Both Beasley and Buchholz decided to continue with missions despite the expense. MMF sets a cost for each trip — generally $2,000 to $2,500, including transportation and food. The foundation provides a few grants for up to 50 percent of the cost, but otherwise, each participant is responsible for covering the cost of the trip.
Their participation increased once they began dating. They met on Beasley’s first trip to Romania but were friends.

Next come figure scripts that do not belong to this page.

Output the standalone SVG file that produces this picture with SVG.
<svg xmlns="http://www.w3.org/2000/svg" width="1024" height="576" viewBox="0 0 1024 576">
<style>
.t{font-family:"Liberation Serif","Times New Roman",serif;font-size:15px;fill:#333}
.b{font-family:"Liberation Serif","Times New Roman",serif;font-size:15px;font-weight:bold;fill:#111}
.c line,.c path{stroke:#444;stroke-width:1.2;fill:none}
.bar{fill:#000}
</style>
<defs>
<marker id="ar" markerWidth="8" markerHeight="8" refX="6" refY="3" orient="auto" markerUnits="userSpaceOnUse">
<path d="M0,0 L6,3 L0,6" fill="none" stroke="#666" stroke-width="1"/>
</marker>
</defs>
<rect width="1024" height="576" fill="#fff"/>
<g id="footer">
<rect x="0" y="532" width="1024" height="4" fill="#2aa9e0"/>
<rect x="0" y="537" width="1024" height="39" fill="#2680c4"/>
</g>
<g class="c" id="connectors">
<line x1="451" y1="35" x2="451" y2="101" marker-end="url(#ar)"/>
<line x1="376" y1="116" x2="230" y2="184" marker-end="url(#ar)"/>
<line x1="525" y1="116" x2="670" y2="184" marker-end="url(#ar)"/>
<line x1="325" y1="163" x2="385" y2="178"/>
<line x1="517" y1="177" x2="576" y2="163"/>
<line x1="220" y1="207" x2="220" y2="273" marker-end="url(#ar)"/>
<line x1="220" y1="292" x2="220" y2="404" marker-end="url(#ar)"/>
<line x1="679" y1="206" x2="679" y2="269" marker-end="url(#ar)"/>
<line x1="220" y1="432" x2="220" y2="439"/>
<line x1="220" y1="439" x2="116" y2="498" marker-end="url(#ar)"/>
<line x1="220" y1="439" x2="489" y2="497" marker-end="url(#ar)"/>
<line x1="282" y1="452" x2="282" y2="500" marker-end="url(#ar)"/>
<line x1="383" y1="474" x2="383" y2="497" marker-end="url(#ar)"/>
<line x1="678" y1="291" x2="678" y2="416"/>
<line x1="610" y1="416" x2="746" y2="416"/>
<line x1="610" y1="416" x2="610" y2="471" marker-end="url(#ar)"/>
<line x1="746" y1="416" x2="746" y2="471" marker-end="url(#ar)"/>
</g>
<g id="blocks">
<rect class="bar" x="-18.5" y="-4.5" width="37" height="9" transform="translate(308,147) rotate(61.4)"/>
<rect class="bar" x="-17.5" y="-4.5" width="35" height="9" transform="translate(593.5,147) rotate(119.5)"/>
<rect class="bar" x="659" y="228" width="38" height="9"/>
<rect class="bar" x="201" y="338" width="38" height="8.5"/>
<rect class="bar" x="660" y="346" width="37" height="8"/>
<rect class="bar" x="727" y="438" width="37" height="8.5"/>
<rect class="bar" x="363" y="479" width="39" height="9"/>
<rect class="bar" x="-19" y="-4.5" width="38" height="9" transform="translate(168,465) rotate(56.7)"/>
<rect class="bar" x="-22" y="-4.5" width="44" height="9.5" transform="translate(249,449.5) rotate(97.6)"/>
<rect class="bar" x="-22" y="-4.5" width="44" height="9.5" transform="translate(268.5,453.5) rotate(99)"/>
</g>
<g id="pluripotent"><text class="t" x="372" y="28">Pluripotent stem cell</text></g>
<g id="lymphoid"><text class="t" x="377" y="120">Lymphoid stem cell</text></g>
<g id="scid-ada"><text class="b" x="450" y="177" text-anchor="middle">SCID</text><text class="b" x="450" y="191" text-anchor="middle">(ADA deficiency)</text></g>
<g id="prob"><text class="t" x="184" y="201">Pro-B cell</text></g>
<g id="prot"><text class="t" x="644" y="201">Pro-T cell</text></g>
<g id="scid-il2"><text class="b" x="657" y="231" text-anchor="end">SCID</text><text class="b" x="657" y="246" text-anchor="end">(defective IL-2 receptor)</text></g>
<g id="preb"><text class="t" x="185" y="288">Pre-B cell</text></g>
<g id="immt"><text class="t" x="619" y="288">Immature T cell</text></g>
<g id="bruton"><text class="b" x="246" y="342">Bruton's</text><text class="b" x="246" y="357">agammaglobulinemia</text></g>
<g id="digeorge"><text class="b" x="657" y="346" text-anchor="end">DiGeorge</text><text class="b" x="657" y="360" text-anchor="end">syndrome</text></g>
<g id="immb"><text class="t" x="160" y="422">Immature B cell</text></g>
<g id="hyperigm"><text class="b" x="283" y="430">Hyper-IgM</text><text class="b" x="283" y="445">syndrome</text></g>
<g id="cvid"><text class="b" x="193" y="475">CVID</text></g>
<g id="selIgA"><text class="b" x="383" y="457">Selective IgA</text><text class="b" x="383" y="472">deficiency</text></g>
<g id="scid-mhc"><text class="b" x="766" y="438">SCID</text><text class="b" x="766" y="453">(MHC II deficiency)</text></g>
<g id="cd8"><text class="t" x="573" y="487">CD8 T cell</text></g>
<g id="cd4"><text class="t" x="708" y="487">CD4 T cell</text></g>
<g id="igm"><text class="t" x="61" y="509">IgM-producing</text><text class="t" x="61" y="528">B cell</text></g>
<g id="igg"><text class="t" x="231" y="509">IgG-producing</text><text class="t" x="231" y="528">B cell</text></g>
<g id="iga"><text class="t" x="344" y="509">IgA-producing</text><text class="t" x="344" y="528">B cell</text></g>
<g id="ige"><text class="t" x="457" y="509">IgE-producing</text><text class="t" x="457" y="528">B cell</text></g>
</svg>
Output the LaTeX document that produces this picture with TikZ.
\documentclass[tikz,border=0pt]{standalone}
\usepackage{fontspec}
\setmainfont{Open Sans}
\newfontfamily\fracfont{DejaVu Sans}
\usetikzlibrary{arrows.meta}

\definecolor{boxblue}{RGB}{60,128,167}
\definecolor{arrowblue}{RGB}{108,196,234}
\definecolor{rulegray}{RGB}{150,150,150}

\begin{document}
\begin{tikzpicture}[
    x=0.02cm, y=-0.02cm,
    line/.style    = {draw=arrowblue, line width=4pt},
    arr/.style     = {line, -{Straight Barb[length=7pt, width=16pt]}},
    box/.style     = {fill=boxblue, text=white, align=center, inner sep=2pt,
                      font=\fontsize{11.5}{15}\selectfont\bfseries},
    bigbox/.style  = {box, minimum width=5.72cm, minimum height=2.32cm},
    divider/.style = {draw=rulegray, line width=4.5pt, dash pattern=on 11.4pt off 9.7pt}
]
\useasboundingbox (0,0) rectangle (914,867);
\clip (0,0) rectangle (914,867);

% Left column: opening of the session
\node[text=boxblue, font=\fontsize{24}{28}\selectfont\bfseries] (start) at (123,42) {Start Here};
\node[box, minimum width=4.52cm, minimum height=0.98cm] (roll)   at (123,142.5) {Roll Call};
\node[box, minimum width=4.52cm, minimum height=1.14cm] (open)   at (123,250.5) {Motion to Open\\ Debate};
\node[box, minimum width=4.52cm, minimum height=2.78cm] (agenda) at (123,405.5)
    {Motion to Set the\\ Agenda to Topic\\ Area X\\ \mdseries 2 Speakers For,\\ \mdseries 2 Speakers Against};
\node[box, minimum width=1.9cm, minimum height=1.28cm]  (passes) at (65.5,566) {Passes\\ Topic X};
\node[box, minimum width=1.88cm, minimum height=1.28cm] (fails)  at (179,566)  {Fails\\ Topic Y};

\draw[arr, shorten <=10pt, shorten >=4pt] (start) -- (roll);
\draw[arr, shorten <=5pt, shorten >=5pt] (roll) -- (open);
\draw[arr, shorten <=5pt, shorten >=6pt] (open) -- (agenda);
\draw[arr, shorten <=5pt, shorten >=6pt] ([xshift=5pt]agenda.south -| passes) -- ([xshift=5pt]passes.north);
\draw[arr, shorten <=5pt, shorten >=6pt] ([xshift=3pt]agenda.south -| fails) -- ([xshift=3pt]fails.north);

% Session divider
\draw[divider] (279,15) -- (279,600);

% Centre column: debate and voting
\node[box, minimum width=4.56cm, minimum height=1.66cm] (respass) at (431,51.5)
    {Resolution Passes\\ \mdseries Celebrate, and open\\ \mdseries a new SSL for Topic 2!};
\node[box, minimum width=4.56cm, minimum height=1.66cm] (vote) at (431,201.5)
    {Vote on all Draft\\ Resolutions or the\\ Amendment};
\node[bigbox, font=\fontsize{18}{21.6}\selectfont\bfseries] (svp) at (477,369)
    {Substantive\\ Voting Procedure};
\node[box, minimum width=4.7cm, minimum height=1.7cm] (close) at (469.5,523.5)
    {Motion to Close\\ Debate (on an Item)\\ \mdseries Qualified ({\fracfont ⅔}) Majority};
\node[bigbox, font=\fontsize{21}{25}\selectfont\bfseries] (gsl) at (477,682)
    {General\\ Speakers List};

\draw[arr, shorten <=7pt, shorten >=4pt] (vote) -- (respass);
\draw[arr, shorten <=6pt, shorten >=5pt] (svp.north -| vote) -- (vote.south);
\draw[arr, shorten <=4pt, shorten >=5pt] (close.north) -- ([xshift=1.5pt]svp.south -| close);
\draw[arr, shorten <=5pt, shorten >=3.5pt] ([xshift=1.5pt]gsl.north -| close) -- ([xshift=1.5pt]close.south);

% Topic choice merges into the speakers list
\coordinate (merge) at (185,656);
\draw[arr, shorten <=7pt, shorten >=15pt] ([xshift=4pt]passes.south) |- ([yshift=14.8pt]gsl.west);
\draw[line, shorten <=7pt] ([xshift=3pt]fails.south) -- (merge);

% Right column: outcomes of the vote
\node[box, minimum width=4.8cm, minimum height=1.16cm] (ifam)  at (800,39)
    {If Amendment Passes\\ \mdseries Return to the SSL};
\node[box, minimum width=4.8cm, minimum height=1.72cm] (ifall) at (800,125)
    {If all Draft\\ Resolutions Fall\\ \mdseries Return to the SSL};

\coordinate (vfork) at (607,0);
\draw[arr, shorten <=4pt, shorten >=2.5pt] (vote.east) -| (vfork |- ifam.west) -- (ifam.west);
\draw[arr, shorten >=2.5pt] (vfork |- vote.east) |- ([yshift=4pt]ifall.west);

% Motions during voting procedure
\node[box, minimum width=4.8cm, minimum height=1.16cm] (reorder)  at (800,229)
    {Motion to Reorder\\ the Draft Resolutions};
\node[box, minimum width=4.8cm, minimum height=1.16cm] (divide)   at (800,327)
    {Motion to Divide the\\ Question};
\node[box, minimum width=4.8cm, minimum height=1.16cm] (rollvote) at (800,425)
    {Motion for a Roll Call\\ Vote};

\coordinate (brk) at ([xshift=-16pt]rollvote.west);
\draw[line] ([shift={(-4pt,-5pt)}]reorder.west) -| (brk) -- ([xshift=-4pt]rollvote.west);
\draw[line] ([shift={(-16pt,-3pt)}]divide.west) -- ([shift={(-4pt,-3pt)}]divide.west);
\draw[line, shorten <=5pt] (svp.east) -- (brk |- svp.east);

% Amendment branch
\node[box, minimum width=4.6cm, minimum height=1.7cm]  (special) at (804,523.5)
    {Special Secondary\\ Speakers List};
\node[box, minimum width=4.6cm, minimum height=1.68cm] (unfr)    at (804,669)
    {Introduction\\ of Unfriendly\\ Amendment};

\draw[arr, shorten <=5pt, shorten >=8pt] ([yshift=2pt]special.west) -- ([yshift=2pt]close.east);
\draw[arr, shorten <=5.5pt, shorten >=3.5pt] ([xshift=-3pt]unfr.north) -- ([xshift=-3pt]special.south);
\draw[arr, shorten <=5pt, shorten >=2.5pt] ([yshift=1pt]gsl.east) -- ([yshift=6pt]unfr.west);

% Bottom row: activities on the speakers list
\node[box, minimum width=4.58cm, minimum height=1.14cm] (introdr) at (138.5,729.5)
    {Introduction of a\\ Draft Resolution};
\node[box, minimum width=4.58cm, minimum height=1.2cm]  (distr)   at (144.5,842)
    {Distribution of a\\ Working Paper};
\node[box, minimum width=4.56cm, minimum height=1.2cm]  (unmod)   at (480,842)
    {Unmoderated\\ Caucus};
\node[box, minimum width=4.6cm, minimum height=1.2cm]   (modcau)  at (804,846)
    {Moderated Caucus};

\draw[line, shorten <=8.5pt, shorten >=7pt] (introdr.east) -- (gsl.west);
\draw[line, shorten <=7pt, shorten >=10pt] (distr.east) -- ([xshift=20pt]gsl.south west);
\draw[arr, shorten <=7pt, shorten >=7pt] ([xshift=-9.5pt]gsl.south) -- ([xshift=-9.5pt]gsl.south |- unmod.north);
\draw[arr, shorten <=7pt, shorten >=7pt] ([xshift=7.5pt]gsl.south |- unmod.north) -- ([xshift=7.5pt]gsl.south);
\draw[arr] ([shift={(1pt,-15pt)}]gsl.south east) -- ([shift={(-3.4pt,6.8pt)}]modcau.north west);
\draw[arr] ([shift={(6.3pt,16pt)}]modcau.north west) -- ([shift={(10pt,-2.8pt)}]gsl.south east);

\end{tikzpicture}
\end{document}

At the time, Buchholz lived in Colorado and Beasley in Bonner Springs, so they only saw each other on missions trips and once when Beasley was on a ski trip in Colorado.
That changed on a shared mission in 2010.
“That last mission we just started talking,” Beasley said. “Then she came back to visit me, and I went to visit her.”
They began taking two trips each year together — in addition to Romania, Buchholz helped Beasley find foundation work in Uganda, where he teaches firefighters and the public the best methods for treating burns and responding to common lightening-strike wild fires.
Working in the war-torn country was another eye-opener for Beasley.
“I got back from Romania and thought, ‘Oh, we’re lucky to be here in America,’ but then we got to Uganda, and that went to a whole other level,” Beasley said.
In 2011, Beasley convinced Buchholz to move to Bonner Springs with him, and she was able to find a position with the pharmacies at four of Queen’s Price Chopper’s stores, including the Bonner Springs location, that allows her to take time off for MMF trips.
Last July, while on an MMF trip in Romania, Beasley proposed. They married May 4.
But they don’t plan to let married life interrupt their dedication to making at least one trip a year with MMF — they will return in September to Uganda.
“I think it will always be something that we do,” Buchholz said. “It would be hard to ever walk away from it, and that’s something that I don’t ever see happening.”